Observations from the WTC bedrock
Work at Ground Zero continues on Friday. Explore
a photo gallery of a tour Urbanite took of the site
on Friday. (amNY/Emily Anne Epstein)
Almost seven years after it became a target of the worst tragedy in American history, Ground Zero is today a site caught between states of being.
For some, especially those who lost a family member or loved one, it is still a place of grief. For the visitors from the around the world who come to snap pictures, it is one more monument on the tour of the city. Developers, neighbors, planners, and politicians still project their visions on to the empty site even as tentative progress peaks its head above the street.
Eighty feet down, the footprint where the Towers stood has the dusty, uneven terrain of another planet.
Earthmovers and tractors scramble up and down steep, rocky inclines.
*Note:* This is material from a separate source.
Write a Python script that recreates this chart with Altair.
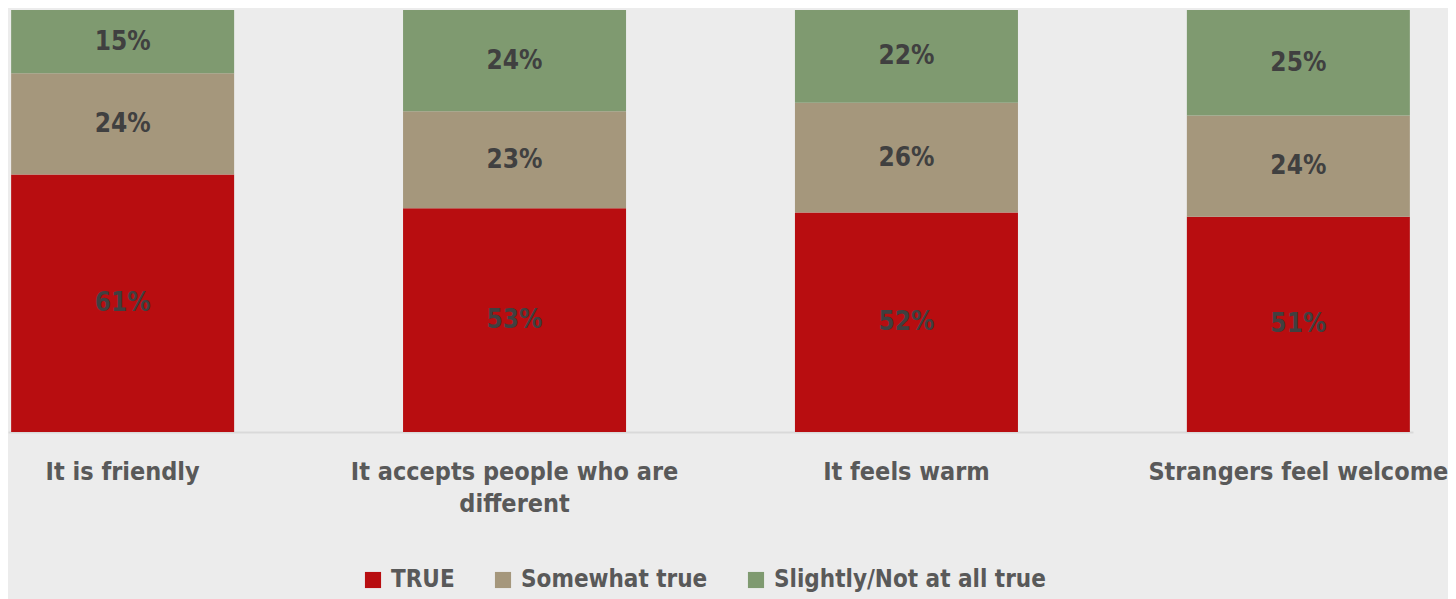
import altair as alt
import pandas as pd

categories = ["It is friendly", "It accepts people who are different", "It feels warm", "Strangers feel welcome"]
series = ["TRUE", "Somewhat true", "Slightly/Not at all true"]
true_vals = [61, 53, 52, 51]
somewhat_vals = [24, 23, 26, 24]
slightly_vals = [15, 24, 22, 25]
colors = ["#b80d10", "#a5977c", "#7f9a70"]

rows = []
for i, c in enumerate(categories):
    for j, (s, vals) in enumerate(zip(series, [true_vals, somewhat_vals, slightly_vals])):
        rows.append({"cat": c, "series": s, "value": vals[i], "ord": j, "label": f"{vals[i]}%"})
df = pd.DataFrame(rows)

FONT = "DejaVu Sans Condensed"

x = alt.X("cat:N", sort=categories, title=None,
          scale=alt.Scale(paddingInner=0.431, paddingOuter=0.008),
          axis=alt.Axis(labelAngle=0, labelFont=FONT, labelFontWeight="bold",
                        labelFontSize=25, labelColor="#595959", labelPadding=27,
                        labelLimit=400, labelOverlap=False, ticks=False,
                        domainColor="#d9d9d9", domainWidth=2, labelLineHeight=32,
                        labelExpr="datum.label == 'It accepts people who are different' ? ['It accepts people who are', 'different'] : datum.label"))

base = alt.Chart(df).transform_stack(
    stack="value", groupby=["cat"], as_=["y0", "y1"], sort=[alt.SortField("ord", "ascending")]
).transform_calculate(mid="(datum.y0 + datum.y1) / 2")

bars = base.mark_bar().encode(
    x=x,
    y=alt.Y("y0:Q", scale=alt.Scale(domain=[0, 100], nice=False), axis=None),
    y2="y1:Q",
    color=alt.Color("series:N", sort=series,
                    scale=alt.Scale(domain=series, range=colors),
                    legend=alt.Legend(title=None, orient="none", direction="horizontal",
                                      legendX=353, legendY=558,
                                      labelFont=FONT, labelFontWeight="bold", labelFontSize=24,
                                      labelColor="#595959", symbolType="square", symbolSize=260,
                                      symbolStrokeWidth=0, columnPadding=36, labelOffset=6,
                                      labelLimit=400)),
)

texts = base.mark_text(font=FONT, fontWeight="bold", fontSize=26, color="#404040").encode(
    x=alt.X("cat:N", sort=categories),
    y=alt.Y("mid:Q"),
    text="label:N",
)

chart = (bars + texts).properties(
    width=1405, height=422,
    autosize=alt.AutoSizeParams(type="none"),
    padding={"left": 0, "top": 2, "right": 35, "bottom": 167},
    background="#ececec",
).configure_view(stroke=None)

chart.save("out.html", embed_options={"renderer": "svg", "actions": False})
Cranes tower overhead. Every few hours, the 800 workers there pause so that the blast team can dynamite through Manhattan schist.
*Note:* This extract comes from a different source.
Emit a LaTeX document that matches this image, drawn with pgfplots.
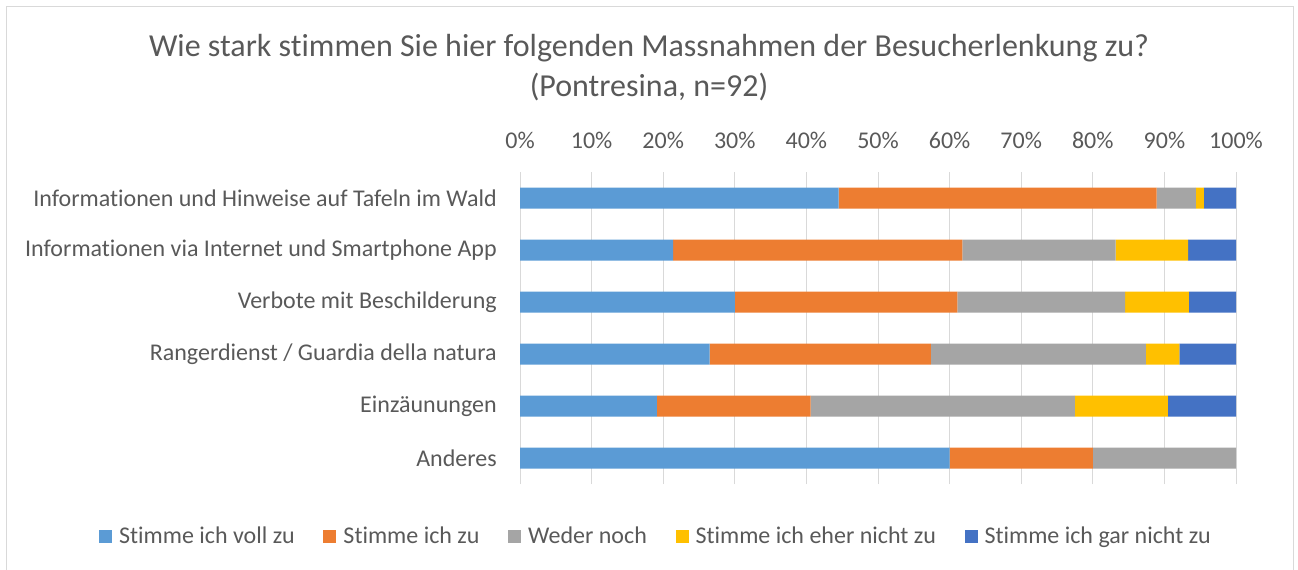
\documentclass[border=0pt]{standalone}
\usepackage{fontspec}
\setmainfont{Carlito}[Ligatures=NoCommon]
\usepackage{pgfplots}
\pgfplotsset{compat=1.18}
\usepackage{pgfplotstable}
\definecolor{cA}{HTML}{5B9BD5}
\definecolor{cB}{HTML}{ED7D31}
\definecolor{cC}{HTML}{A5A5A5}
\definecolor{cD}{HTML}{FFC000}
\definecolor{cE}{HTML}{4472C4}
\definecolor{txt}{HTML}{595959}
\definecolor{grd}{HTML}{D9D9D9}
\pgfplotstableread{
y a b c d e
5 44.5 44.4 5.5 1.1 4.5
4 21.4 40.4 21.4 10.1 6.7
3 30.0 31.1 23.4 8.9 6.6
2 26.5 30.9 30.0 4.7 7.9
1 19.1 21.5 36.9 13.0 9.5
0 60.0 20.0 20.0 0.0 0.0
}\data
\begin{document}
\begin{tikzpicture}
\useasboundingbox (0,0) rectangle (973.5pt,-427.5pt);
\draw[grd, line width=0.75pt] (4.5pt,-440pt) -- (4.5pt,-5.25pt) -- (969.75pt,-5.25pt) -- (969.75pt,-440pt);
\node[txt, font=\fontsize{24}{30}\selectfont, align=center] at (486.75pt,-51pt) {Wie stark stimmen Sie hier folgenden Massnahmen der Besucherlenkung zu?\\(Pontresina, n=92)};
\begin{axis}[
  at={(390pt,-129pt)}, anchor=north west,
  scale only axis, width=537pt, height=234pt,
  xbar stacked, bar width=15.75pt,
  xmin=0, xmax=100, ymin=-0.5, ymax=5.5,
  ytick={0,1,2,3,4,5},
  yticklabels={Anderes, Einzäunungen, Rangerdienst / Guardia della natura, Verbote mit Beschilderung, Informationen via Internet und Smartphone App, Informationen und Hinweise auf Tafeln im Wald},
  xtick={0,10,...,100},
  xticklabel={\pgfmathprintnumber{\tick}\%},
  /pgf/number format/assume math mode=true,
  xticklabel pos=upper,
  xmajorgrids,
  grid style={grd, line width=0.75pt},
  axis line style={draw=none},
  major tick length=0pt,
  tick label style={font=\fontsize{18}{22}\selectfont, text=txt},
  yticklabel style={inner sep=0pt, xshift=-17.25pt},
  xticklabel style={anchor=base, inner sep=0pt, yshift=18pt},
  legend style={at={(0.1885,-0.1667)}, anchor=center, draw=none, fill=none,
    legend columns=5, font=\fontsize{18}{22}\selectfont, text=txt,
    nodes={inner sep=0pt},
    /tikz/every odd column/.append style={column sep=5.25pt},
    /tikz/every even column/.append style={column sep=21.5pt}},
]
\pgfplotsset{sq/.style={legend image code/.code={\fill[##1] (0pt,-4.875pt) rectangle (9.75pt,4.875pt);}}}
\addplot[fill=cA, draw=none, sq] table[x=a, y=y] {\data};
\addplot[fill=cB, draw=none, sq] table[x=b, y=y] {\data};
\addplot[fill=cC, draw=none, sq] table[x=c, y=y] {\data};
\addplot[fill=cD, draw=none, sq] table[x=d, y=y] {\data};
\addplot[fill=cE, draw=none, sq] table[x=e, y=y] {\data};
\legend{Stimme ich voll zu, Stimme ich zu, Weder noch, Stimme ich eher nicht zu, Stimme ich gar nicht zu}
\end{axis}
\end{tikzpicture}
\end{document}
The sixteen acres are today a palimpsest of urban use. Still visible are traces of the old Hudson and Manhattan railway, the precursor to the PATH train, which today cuts a wide swath through the middle of the site. The scraggly remains of the Twin Towers are stubbornly still rooted into the rock.
But even as workers labor to make the site new again, pieces of progress poke through the pit like flowers in the crack of a sidewalk. The base of the Freedom Tower is nearly complete and rearing its head above street level. The rest of the sixteen acres are steadily being cleared so work can begin in earnest, and the hole in the heart of Lower Manhattan can finally begin to heal.